这话有些费解,高德倒是明白。北冥山的光精灵显然不止几十万,说不定几百万都有。要知道城市里有不少巢坑,足以容纳千万之众。但这么多人死后,并不是人人都能留下残魂。即便能留下来,也只有很小一部分坚持到了现在。
“等我的身体也终于枯朽,难以再容纳魂魄时,我也想过去那座洞穴献祭自己。但在那里有了些发现,所以我又挣扎着回来,坐在王座上等待死亡。”
大丽深深叹息:“那时候我才知道,冰雪之心根本不需要凡人献祭,那些长老的残魂的确融入了冰雪之心,却成了污秽冰雪之心的杂质。”
“冰雪之心是能控制的,当然需要权限。”高德再问:“您应该有权限,而且很高,对吧?”
大丽点头:“我当然有,一级权限,不过我从没用过。我跟圣山谈妥的方案就是我带着光精灵一族做冰雪之心的守护者,所以除非冰雪之心有意外,否则我绝不会擅自干扰。

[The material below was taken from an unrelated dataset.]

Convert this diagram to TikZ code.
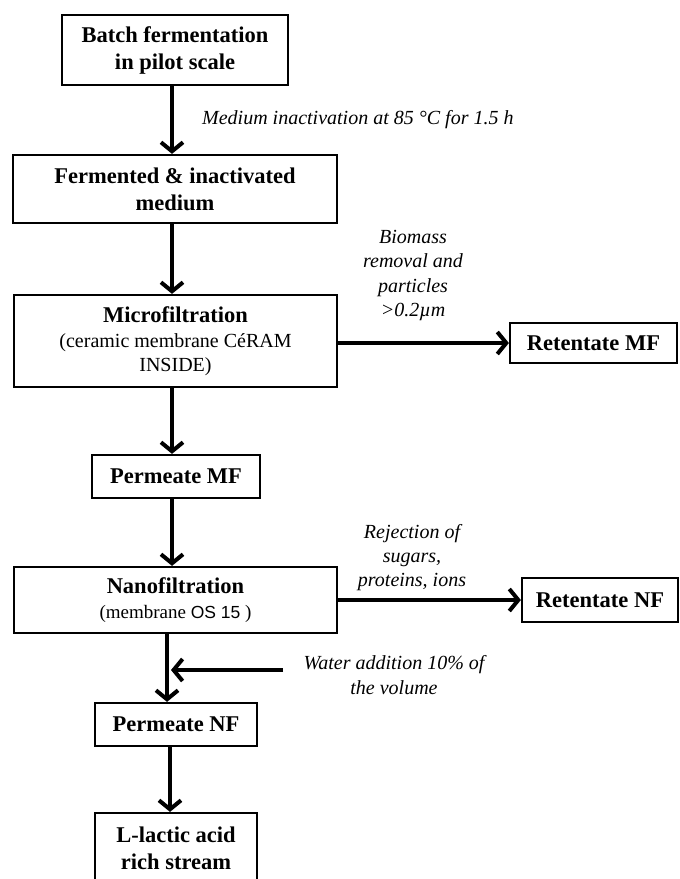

”
“但是……”
大丽又苦涩的说:“当我等待得太久,也开始担心冰雪之心是不是能继续支撑下去的时候,想使用权限搞清楚冰雪之心的情况。可惜我的身体已经支持不住了,失去了现世身体,我的权限也就作废了。”
连思维都被冻得空灵的空间里,一切都蒙上了层灰白清冷的滤镜,但一缕微弱的金光亮起,顿时让空间扰动起来。
大丽下意识的展开类似冰晶的护盾,同时惊呼:“你想做什么?”
“您还可以重新拥有权限,”高德手掌摊开,抬起掌心那缕魂火说:“用这样的魂火唤醒那些融入冰雪之心的族人,让他们帮助你。”
这终究是白境不是现世,魂火的出现让周围空间乃至高德都变得如水潭中的涟漪,连带他的声音都扭曲摇曳。